In August, Indiana filed a lawsuit to defend its law allowing the state to make those collections. According to the Associated Press, the state’s suit has been filed against Boston-based home goods retailer Wayfair Inc. and Utah-based closeout retailer Overstock.com Inc. Indiana Gov. Eric Holcomb has said he wants the U.S. Supreme Court to overturn the 1992 decision, and a study done by the Indiana Fiscal Policy Institute and Ball State University estimated the state lost around $77 million in 2012 because of the inability to collect sales taxes on internet purchases.

Another way to collect sales taxes on such purchases is to pass a marketplace fairness bill in the U.S. Congress, but Zimmerman said Rep. Bob Goodlatte, R-Virginia, is “holding up everything.”

“The Senate passed it a couple years ago … and I think it had 69 votes, but when it got to the House, it couldn’t get out of the judiciary committee that was chaired by a congressman from Virginia who was very much against it,” he said. “We’ve still got that problem. (Goodlatte) is still there opposing it and still unwilling to let it go through his committee.”

Until this year, AML lobbied among congressmen such as Arkansas Republican Sen. John Boozman, who has “always supported it,” and U.S. Rep. Steve Womack, R-Ark.

“Congress just hasn’t done it.

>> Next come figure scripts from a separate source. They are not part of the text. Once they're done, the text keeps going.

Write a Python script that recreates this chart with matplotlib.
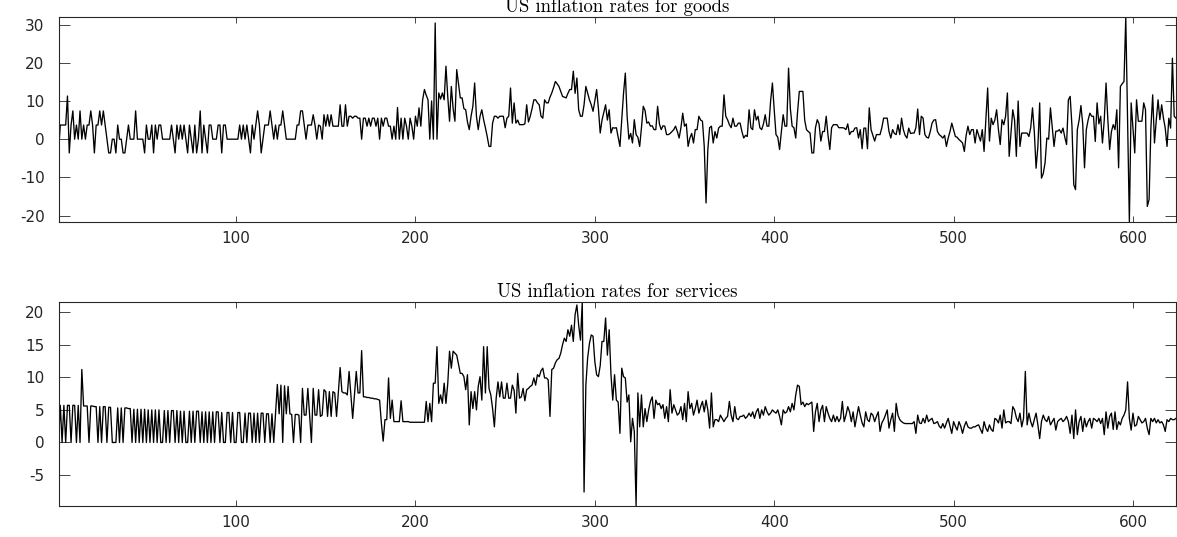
import numpy as np
import matplotlib
matplotlib.use("Agg")
import matplotlib.pyplot as plt

plt.rcParams['axes.unicode_minus'] = False

# ---------------- Data: US inflation rates for goods ----------------
goods_a = [-3.6, 3.7, 3.7, 3.7, 3.7, 11.3, -3.6, 3.7, 7.4, 0, 3.7, 0, 7.4, 0, 3.7, 0, 3.7, 3.7, 7.4, 3.7,
           -3.6, 3.7, 3.7, 7.4, 3.7, 7.4, 3.7, 0, -3.6, -3.6, 0, 0, -3.6, 3.7, 0, 0, -3.6, -3.6, 0, 3.7,
           0, 0, 0, 7.4, 0, 0, 0, 0, -3.6, 3.7, 0, 0, 3.7, -3.6, 3.7, 0, 3.7, 3.7, 0, 0,
           0, 0, 0, 3.7, 0, -3.6, 3.7, 0, 3.7, 0, 3.7, 0, -3.6, 3.7, 0, -3.6, 3.7, -3.6, 0, 7.4,
           -3.6, 3.7, 0, -3.6, 3.7, 3.7, 0, 0, 0, 3.7, 3.7, -3.6, 3.7, 3.7, 0, 0, 0, 0, 0, 0,
           0, 3.7, 0, 3.7, 0, 3.7, 0, -3.6, 3.7, 0, 3.7, 7.4, 3.7, -3.6, 0, 3.7, 3.7, 3.7, 7.4, 3.7,
           0, 3.7, 0, 3.7, 3.7, 7.4, 3.7, 0, 0, 0, 0, 0, 0, 3.7, 3.7, 7.4, 7.4, 3.7, 0, 3.7, 3.7]
goods_b = [3.7, 6.4, 3.7, 0, 3.7, 3.4, 0, 6.4, 3.4, 6.4, 3.4, 6.4, 3.4, 3.4, 3.4, 3.4, 9.0, 3.4, 3.4, 9.0,
           3.4, 6.0, 6.0, 5.5, 6.0, 6.0, 5.5, 5.5, 0, 5.5, 5.5, 3.4, 5.5, 3.4, 5.5, 5.5, 3.4, 5.5, 0, 5.5,
           3.4, 5.5, 5.5, 3.4, 3.4, 0, 3.4, 0, 8.3, 0, 5.5, 0, 5.5, 3.4, 0, 5.5, 3.4, 0, 6.0, 3.4,
           8.2, 3.4, 10.3, 13.0, 11.5, 10.3, 0, 10.0, 0, 30.4, 0, 12.1, 10.5, 12.1, 10.3, 19.1, 11.2, 4.7, 13.8, 8.0,
           4.7, 18.2, 14.5, 10.8, 10.8, 8.0, 7.7, 4.5, 2.5, 6.0, 8.6, 14.7, 6.0, 2.5, 6.0, 7.7, 5.1, 3.0, 0.7, -1.9,
           -1.9, 4.2, 6.0, 6.0, 5.5, 6.0, 6.0, 6.0, 3.0, 5.5, 6.0, 13.4, 4.2, 9.5, 4.2, 5.0, 3.8, 3.8, 3.8, 4.0,
           9.0, 4.5, 6.0, 8.0, 10.3, 10.3, 9.5, 9.0, 6.0, 5.5, 10.3, 9.5, 9.5, 11.0, 12.1, 13.5, 15.1, 14.5, 13.8, 12.5,
           11.2, 11.0, 10.8, 12.0, 13.0, 13.0, 17.8, 12.0, 16.0]
goods_c = [7.7, 6.0, 6.0, 9.0, 13.8, 12.0, 10.3, 9.0, 7.3, 10.0, 13.0, 8.0, 1.6, 5.0, 7.0, 9.0, 5.0, 7.7, 1.6, 3.0,
           2.9, 3.0, 0.5, -1.9, 5.0, 12.0, 17.3, 6.0, 0, 1.5, -1.0, 5.1, 1.2, 0.5, -1.9, 3.0, 8.6, 7.5, 4.2, 4.5,
           3.4, 3.5, 2.5, 2.5, 8.6, 4.0, 2.5, 3.5, 3.4, 1.2, 1.2, 1.5, 2.0, 2.5, 3.4, 2.0, 0.3, 3.0, 6.8, 3.4,
           4.0, -1.9, 0.3, 1.5, -1.0, 2.5, 2.5, 6.0, 5.0, 4.7, -1.9, -16.7, -2.7, 3.0, 3.4, -1.0, 2.0, 0.3, 2.9, 3.4,
           3.4, 11.6, 6.0, 5.1, 3.8, 3.0, 5.5, 3.4, 3.4, 4.2, 4.2, 2.0, 0.3, 1.0, 0.7, 7.7, 3.0, 2.5, 7.7, 5.0,
           6.0, 3.0, 2.5, 4.0, 6.4, 3.4, 3.4, 10.0, 14.7, 7.7, 1.2, 0.5, -2.7, 2.0, 6.4, 3.4, 3.4, 18.6, 8.0, 3.4,
           3.0, 0.3, 7.0, 12.5, 12.5, 12.5, 5.0, 2.5, 2.0, 1.6, -3.6, -3.6, 3.0, 5.1, 4.0, -0.5, 2.0, 2.0, 6.0, 1.0,
           -2.7, 3.0, 3.8, 3.8, 3.8, 3.0, 3.0, 3.0, 2.9, 2.5]
goods_d = [4.0, 1.2, 2.0, 2.0, 2.9, 3.0, 0.3, 2.5, -2.5, 2.9, 2.9, -2.5, 8.2, 2.5, 1.0, -0.5, 1.2, 1.2, 1.2, 3.0,
           5.5, 5.5, 5.5, 2.0, 0.3, 2.5, 1.5, 1.2, 3.8, 1.2, 5.5, 2.5, 1.0, 0.3, 2.9, 1.5, 1.6, 1.6, 3.0, 7.9,
           1.2, 6.0, 5.5, 1.2, 0.5, 0.3, 2.0, 4.2, 5.0, 5.1, 2.0, 1.2, 0.8, 0.3, 1.0, -1.9, 0.3, 2.0, 4.2, 2.5,
           0.7, 0.5, -0.1, -0.5, -1.0, -3.2, 1.0, 3.4, 1.2, 2.5, 2.5, -1.0, 2.5, 1.0, -0.5, 2.5, -3.2, 5.1, 13.4, -0.5,
           5.5, 3.8, 5.0, 7.7, 2.5, -1.4, 5.1, 3.8, 6.0, 12.1, -4.5, 1.6, 7.7, 5.0, -4.5, 10.0, -1.9, 1.6, 1.6, 1.6,
           1.6, 0.7, 3.0, 8.2, 2.0, -7.6, -1.9, 9.5, -10.2, -9.0, -6.2, 0.3, 0.0]
goods_e = [8.2, 3.0, -1.9, 2.1, 2.1, 2.5, 1.6, 2.9, 0.5, -1.4, 10.3, 11.2, 3.4, -11.9, -13.2, 2.5, 5.0, 8.8, 4.0, -7.5,
           2.5, 5.0, 6.8, 6.0, 6.0, -0.6, 9.5, 4.0, 6.0, -1.0, 5.0, 14.7, 5.1, -2.7, 2.0, 3.8, 2.5, 7.7, -7.5, 13.8,
           14.5, 15.1, 31.9, 5.0, -21.6, 9.5, 3.0, -3.6, 10.3, 4.7, 4.7, 4.7, 9.5, 7.7, -17.6, -15.8, 2.9, 11.6, -1.0, 5.0,
           10.3, 5.1, 9.0, 5.5, 2.9, -1.9, 5.5, 2.9, 21.2, 6.0, 5.5]

# ---------------- Data: US inflation rates for services ----------------
serv_a = [0, 5.7, 0, 5.7, 0, 5.7, 5.7, 0, 5.7, 5.7, 0, 5.7, 0, 11.2, 5.6, 5.6, 5.6, 0, 5.6, 5.6,
          5.5, 5.5, 0, 5.5, 0, 5.5, 5.5, 0, 5.4, 5.4, 0, 0, 0, 5.3, 0, 5.3, 0, 5.3, 5.3, 5.2,
          5.2, 0, 5.1, 0, 5.1, 0, 5.1, 0, 5.1, 0, 5.0, 0, 5.0, 0, 5.0, 0, 5.0, 0, 0, 4.9,
          0, 4.9, 0, 4.9, 4.9, 0, 4.9, 0, 4.8, 0, 4.8, 0, 0, 4.8, 0, 4.8, 0, 4.8, 4.8, 0,
          4.7, 0, 4.7, 0, 4.7, 0, 4.7, 0, 4.7, 4.7, 0, 4.6, 0, 0, 4.6, 4.6, 0, 4.6, 0, 0,
          4.6, 4.6, 0, 0, 4.5, 0, 4.5, 4.5, 0, 4.5, 0, 4.5, 0, 4.5, 4.5, 0, 4.4, 4.4, 0, 4.4, 0, 4.4]
serv_b = [8.9, 4.4, 8.8, 0, 8.7, 4.4, 8.6, 4.4, 4.3, 0, 4.3, 4.3, 4.2, 0, 8.3, 4.2, 4.2, 8.3, 4.2, 0,
          8.3, 4.2, 4.2, 8.1, 4.0, 4.2, 8.1, 7.8, 4.0, 7.8, 4.0, 7.8, 7.6, 4.0, 7.6, 11.5, 7.8, 7.6, 7.6, 7.3,
          10.9, 7.3, 3.7, 7.3, 10.9, 7.6, 7.6, 14.1, 7.0, 7.0, 6.9, 6.9, 6.8, 6.8, 6.7, 6.7, 6.6, 6.5, 3.0, 0.2,
          3.5, 3.5, 9.9, 3.7, 6.5, 3.2, 3.2, 3.2, 3.2, 6.4, 3.2, 3.2, 3.2, 3.2, 3.1, 3.1, 3.1, 3.1, 3.1, 3.1,
          3.1, 3.1, 3.1, 6.3, 3.2, 6.0, 3.2, 9.1, 9.1, 14.7, 6.0, 7.3, 6.0, 9.1, 6.0, 9.0, 14.0, 11.4, 14.0, 13.7,
          13.4, 12.0, 10.6, 10.6, 10.1, 8.1, 10.4, 2.7, 7.8, 5.2, 7.8, 5.0, 8.6, 10.1, 6.5, 14.7, 7.6, 14.7, 8.3, 7.3,
          5.2, 2.4, 6.8, 9.3, 7.0, 9.3, 6.8, 6.8, 9.1, 6.8, 6.8, 8.8, 8.0, 4.5, 10.6, 6.8, 7.0, 8.3, 6.4, 8.1,
          8.3, 8.6, 8.8, 9.9, 8.8, 10.4, 10.1, 11.0, 11.4, 9.9, 9.9, 9.6, 4.0, 11.2, 11.4, 12.2, 12.7, 12.9, 13.7, 15.0,
          16.0, 15.5, 17.3]
serv_c = [16.3, 18.0, 15.5, 19.6, 21.1, 18.0, 15.7, 21.6, -7.6, 8.8, 13.0, 15.2, 16.5, 16.3, 12.4, 10.4, 10.1, 11.8, 15.5, 15.5,
          19.1, 13.4, 17.3, 10.4, 6.5, 10.4, 6.5, 6.2, 1.4, 11.4, 10.1, 9.9, 6.2, 7.3, 0.1, 3.7, 1.7, -9.7, 7.6, 2.4,
          7.3, 2.4, 5.2, 3.2, 5.0, 6.3, 7.0, 3.7, 6.5, 5.8, 6.0, 5.2, 5.8, 3.7, 5.5, 3.2, 8.1, 4.5, 5.8, 5.0,
          4.2, 4.5, 5.5, 3.5, 6.0, 3.2, 7.8, 5.2, 6.0, 4.2, 5.2, 6.5, 4.5, 5.5, 6.3, 4.7, 6.5, 5.0, 2.2, 7.6,
          2.4, 3.5, 3.5, 3.2, 4.2, 3.7, 3.2, 3.7, 4.0, 6.3, 4.2, 3.2, 5.5, 3.7, 3.5, 4.0, 4.0, 4.2, 3.7, 4.0,
          4.5, 4.0, 4.7, 3.7, 4.7, 5.2, 3.7, 5.0, 4.2, 5.5, 4.7, 4.2, 4.5, 5.0, 4.7, 4.5, 5.0, 4.0, 2.7, 5.0,
          4.5, 4.7, 5.5, 4.7, 6.0, 5.0, 7.3, 8.8, 8.6, 5.8, 6.2, 5.5, 6.0, 5.8, 6.0, 6.2, 1.7, 4.7, 6.0, 3.2,
          5.0, 5.7, 3.2, 5.5, 4.5, 3.7, 3.2, 4.2, 3.2, 4.0, 3.2, 3.7, 6.3, 3.2, 4.2, 5.5]
serv_d = [4.7, 3.2, 4.7, 2.4, 4.0, 5.5, 4.2, 3.0, 2.4, 4.7, 3.5, 3.2, 4.5, 4.2, 3.2, 4.0, 4.7, 1.7, 3.0, 3.5,
          4.2, 5.0, 2.2, 3.5, 4.5, 1.7, 6.0, 4.2, 3.5, 3.2, 3.0, 2.9, 2.9, 2.9, 2.9, 2.9, 3.2, 1.4, 4.2, 3.0,
          2.9, 3.7, 3.0, 4.2, 3.2, 3.5, 3.7, 2.9, 3.0, 3.2, 2.5, 2.2, 2.9, 2.2, 3.0, 3.7, 2.5, 1.4, 3.2, 2.5,
          1.9, 3.2, 2.5, 1.4, 2.5, 3.2, 2.4, 2.2, 2.2, 2.4, 2.4, 2.6, 2.7, 2.0, 1.4, 3.2, 2.2, 1.7, 2.7, 2.0,
          1.7, 3.7, 3.5, 3.0, 4.2, 2.2, 5.0, 3.0, 3.2, 3.2, 2.9, 5.5, 5.0, 3.8, 3.2, 4.5, 2.4, 3.7, 10.9, 2.7,
          4.5, 3.2, 2.4, 3.5, 4.5, 2.7, 0.6, 3.2, 4.2, 3.5, 3.2, 4.0, 2.7, 3.2, 3.7, 1.9, 3.2, 3.5, 3.7, 3.2,
          3.5, 4.0, 3.2, 1.4, 4.2, 0.6, 5.0, 1.2, 3.2, 4.0, 1.7, 3.7, 2.4, 3.2, 3.7, 2.2, 3.7, 3.5, 3.2, 3.7,
          2.9, 3.7, 1.2, 4.7, 2.2, 4.0, 4.5, 2.0, 4.7, 2.0, 3.2, 2.7, 3.7, 4.2, 5.0, 9.3, 3.7, 1.9, 4.5, 2.5,
          2.7, 4.0, 3.5, 3.0, 3.2, 3.7, 2.2, 1.2, 3.7, 3.2, 3.7, 3.0, 3.5, 3.0, 3.2, 2.7, 1.7, 3.5, 3.2, 3.7,
          3.5, 3.5, 3.7]

goods = np.array(goods_a + goods_b + goods_c + goods_d + goods_e)
services = np.array(serv_a + serv_b + serv_c + serv_d)

titles = ["US inflation rates for goods", "US inflation rates for services"]
x_ticks = [100, 200, 300, 400, 500, 600]
y_ticks_goods = [-20, -10, 0, 10, 20, 30]
y_ticks_serv = [-5, 0, 5, 10, 15, 20]

W, H = 1177, 537
fig = plt.figure(figsize=(W / 100, H / 100), dpi=100)

frame_col = '#262626'
left, right = 58.5 / W, 1176 / W
ax1 = fig.add_axes([left, 1 - 221.7 / H, right - left, (221.7 - 17.3) / H])
ax2 = fig.add_axes([left, 1 - 505.7 / H, right - left, (505.7 - 301.7) / H])

for ax, data, title, yt in [(ax1, goods, titles[0], y_ticks_goods),
                            (ax2, services, titles[1], y_ticks_serv)]:
    x = np.arange(1, len(data) + 1)
    ax.plot(x, data, color='black', lw=0.95)
    ax.set_xlim(1, len(data))
    ax.set_ylim(data.min(), data.max())
    ax.set_xticks(x_ticks)
    ax.set_yticks(yt)
    for sp in ax.spines.values():
        sp.set_color(frame_col)
        sp.set_linewidth(0.8)
    ax.tick_params(axis='both', direction='in', top=True, right=True,
                   colors=frame_col, labelcolor='#262626', width=0.6,
                   labelsize=11)
    ax.tick_params(axis='y', length=7.9, pad=10)
    ax.tick_params(axis='x', length=4.0, pad=7)
    for lab in ax.get_xticklabels() + ax.get_yticklabels():
        lab.set_fontfamily('DejaVu Sans')
    ax.set_title(title, fontsize=13.5, family='cmr10', color='black', pad=3.5)

fig.savefig('out.png', dpi=100)
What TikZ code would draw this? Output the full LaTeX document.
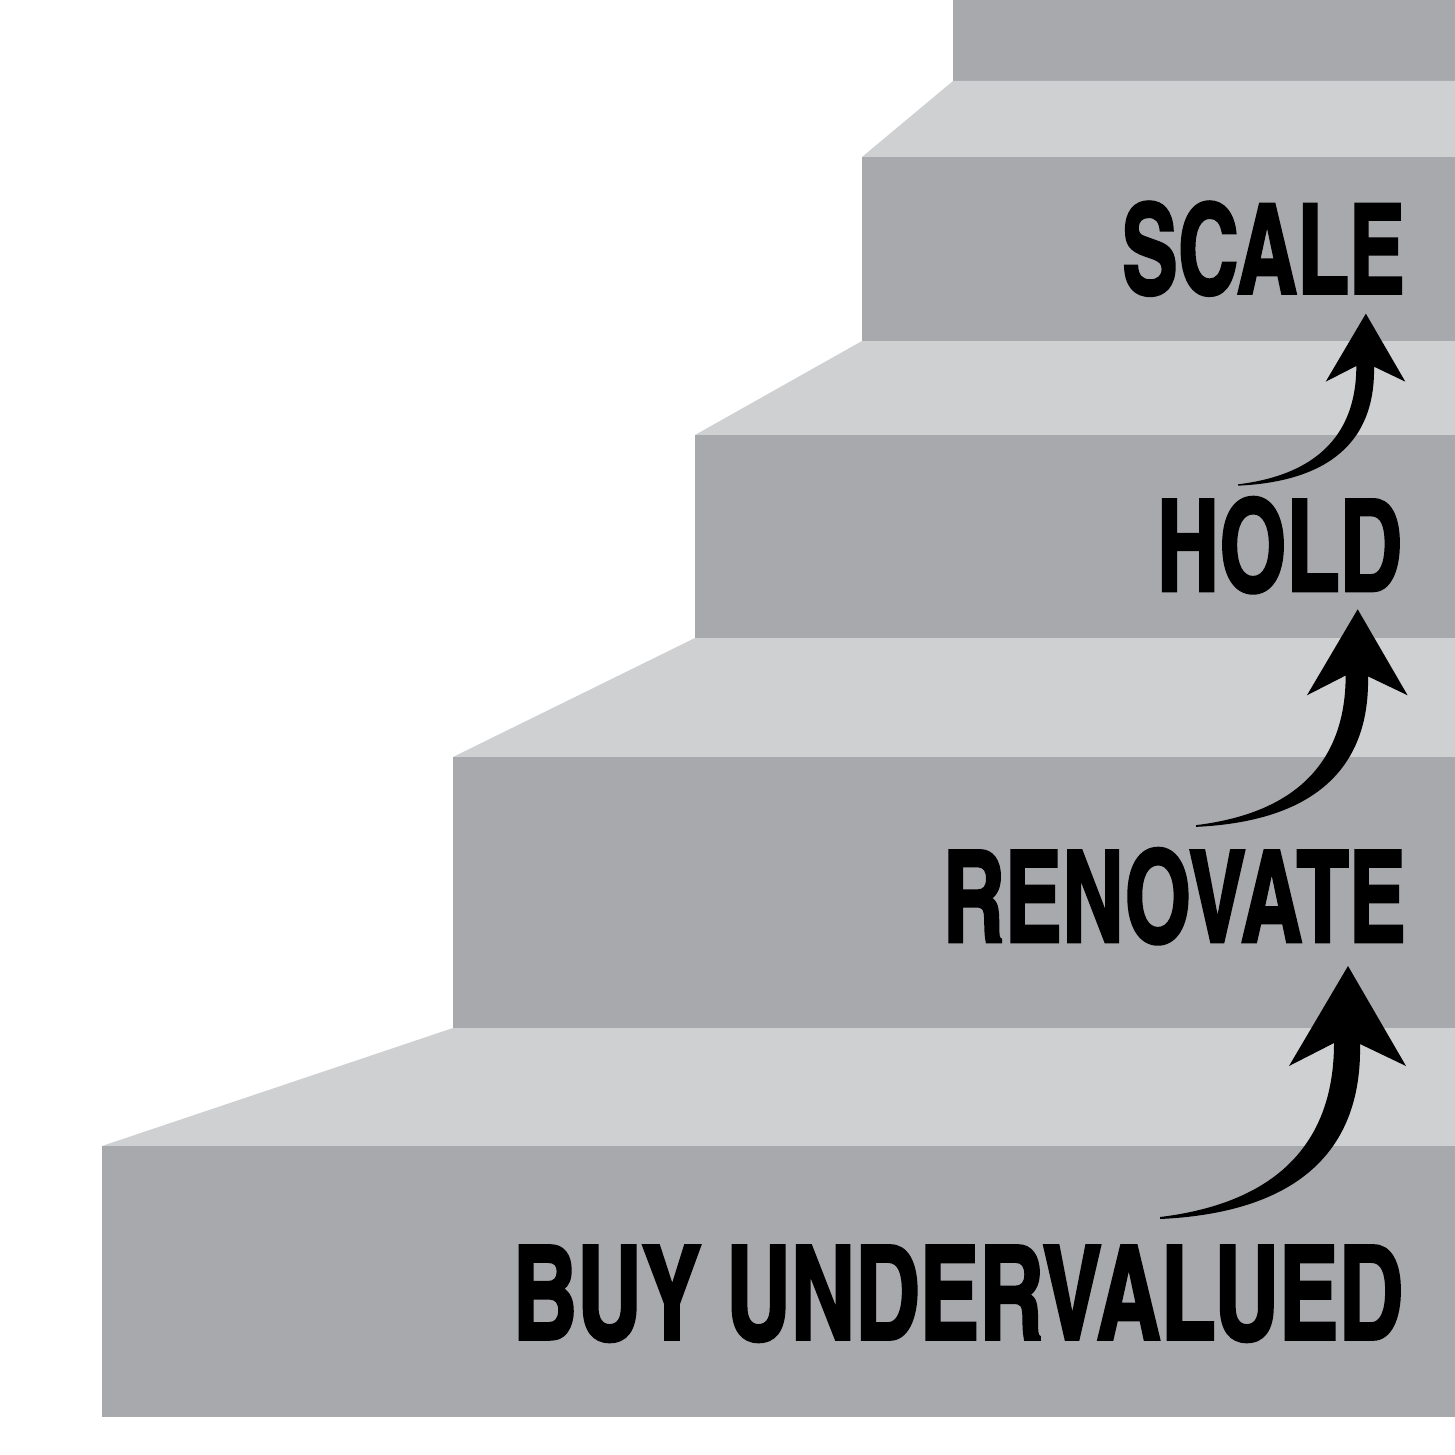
\documentclass[tikz,border=0pt]{standalone}
\usepackage{fontspec}
\setmainfont{Liberation Sans}
\newfontfamily\stepfont{texgyreheroscn-bold.otf}[FakeBold=2]
\usepackage{graphicx}
\definecolor{riser}{HTML}{A8A9AD}
\definecolor{tread}{HTML}{CFD0D2}
\tikzset{
  risershape/.style={fill=riser, draw=none},
  treadshape/.style={fill=tread, draw=none},
  steplabel/.style={inner sep=0pt, outer sep=0pt, anchor=base east, text=black},
  steparrow/.pic={
    \fill[black] (0,1) .. controls (150,-6) and (202,-78) .. (200,-174)
      -- (246,-152) -- (188,-252) -- (129,-152) -- (174,-175)
      .. controls (174,-98) and (140,-18) .. (0,-1) -- cycle;
  }
}
\newcommand{\labeltext}[3]{\resizebox{#1pt}{#2pt}{\stepfont #3}}
\begin{document}
\begin{tikzpicture}[x=1pt,y=-1pt]
  \fill[white] (0,0) rectangle (1455,1455);
  \useasboundingbox (0,0) rectangle (1455,1455);
  % top riser
  \fill[risershape] (953,0) rectangle (1455,81);
  % tread 1
  \fill[treadshape] (953,81) -- (1455,81) -- (1455,157) -- (862,157) -- cycle;
  % riser 2
  \fill[risershape] (862,157) rectangle (1455,341);
  % tread 2
  \fill[treadshape] (862,341) -- (1455,341) -- (1455,435) -- (695,435) -- cycle;
  % riser 3
  \fill[risershape] (695,435) rectangle (1455,638);
  % tread 3
  \fill[treadshape] (695,638) -- (1455,638) -- (1455,757) -- (453,757) -- cycle;
  % riser 4
  \fill[risershape] (453,757) rectangle (1455,1028);
  % tread 4
  \fill[treadshape] (453,1028) -- (1455,1028) -- (1455,1146) -- (102,1146) -- cycle;
  % riser 5
  \fill[risershape] (102,1146) rectangle (1455,1417);

  % labels
  \node[steplabel] (scale) at (1405,293.5) {\labeltext{283}{92}{SCALE}};
  \node[steplabel] (hold) at (1402,591) {\labeltext{245}{94}{HOLD}};
  \node[steplabel] (renovate) at (1406,942) {\labeltext{463}{94}{RENOVATE}};
  \node[steplabel] (buy) at (1403,1339.5) {\labeltext{890}{94}{BUY UNDERVALUED}};

  % arrows
  \coordinate (tail1) at (1160,1218);
  \coordinate (tail2) at (1196,826);
  \coordinate (tail3) at (1238,485);
  \pic (arrowA) at (tail1) {steparrow};
  \pic[scale=0.86] (arrowB) at (tail2) {steparrow};
  \pic[scale=0.68] (arrowC) at (tail3) {steparrow};
\end{tikzpicture}
\end{document}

Not saying we’ve given up on them, but we’re trying to do what we can with the state legislature and maybe through the courts,” Zimmerman said.

Boozman is listed as a co-sponsor on the Marketplace Fairness Act of 2017, which has more than 25 co-sponsors from across the country and across party lines. According to the bill summary, it would authorize states to “require all sellers not qualifying for a small-seller exception (applicable to sellers with annual gross receipts in total U.S. remote sales not exceeding $1 million) to collect and remit sales and use taxes with respect to remote sales” under the Streamlined Sales and Use Tax Agreement, a multistate agreement that was adopted in 2002.

When asked about the issue, Boozman’s office provided the following:

“Our Main Street businesses operate at a significant competitive disadvantage because they have to collect taxes and online sellers do not. The Marketplace Fairness Act levels the playing field for small business owners so they aren’t unfairly penalized in favor of retailers operating remotely. This legislation ensures states’ rights and empowers Arkansas to enforce its own laws and collect taxes that are already owed. This is not a new tax, and our local businesses deserve this fairness which will support services in our communities. I’m hopeful the Senate can pass this bill this Congress.”

But even though the bill has bipartisan support, it does not have support from all of Arkansas’ congressional representatives. Sen. Tom Cotton and Rep. Bruce Westerman, both Republicans, consider such a move to be a new tax on consumers and do not support it.

Westerman spoke to the News-Times and said the issue is more complicated than simply deciding to start collections. He said it has to be discussed whether collections occur at the point of sale or point of proof - essentially should the tax be collected when the item is ordered or delivered.

But ultimately, he said, the largest issue is the effect on consumers.

“There are fairness issues,” Westerman said, noting those issues apply to both businesses and consumers. “A lot of people are going to see it as a new tax.”

Westerman said Congress needs to look at the overall tax code, something the Trump administration has been in the process of doing, with President Donald Trump beginning the public push for the overhaul earlier this week when he rolled out a new tax proposal.

“There’s not a simple solution,” Westerman said, adding that he doesn’t exactly have a lot of “constituents running up to me and saying we need to change this.”

When asked about the issue, Cotton’s office provided the following:

“Senator Cotton believes Arkansans taxes are already too high and our tax code is too complicated. We simply don’t need another tax to add to that burden. Instead, Senator Cotton is working with President Trump and his colleagues in Congress on broader tax reform that simplifies our tax code and keeps Arkansans’ hard-earned dollars in their pockets. And there’s no reason we can’t work together to ensure more e-commerce jobs are in Arkansas.”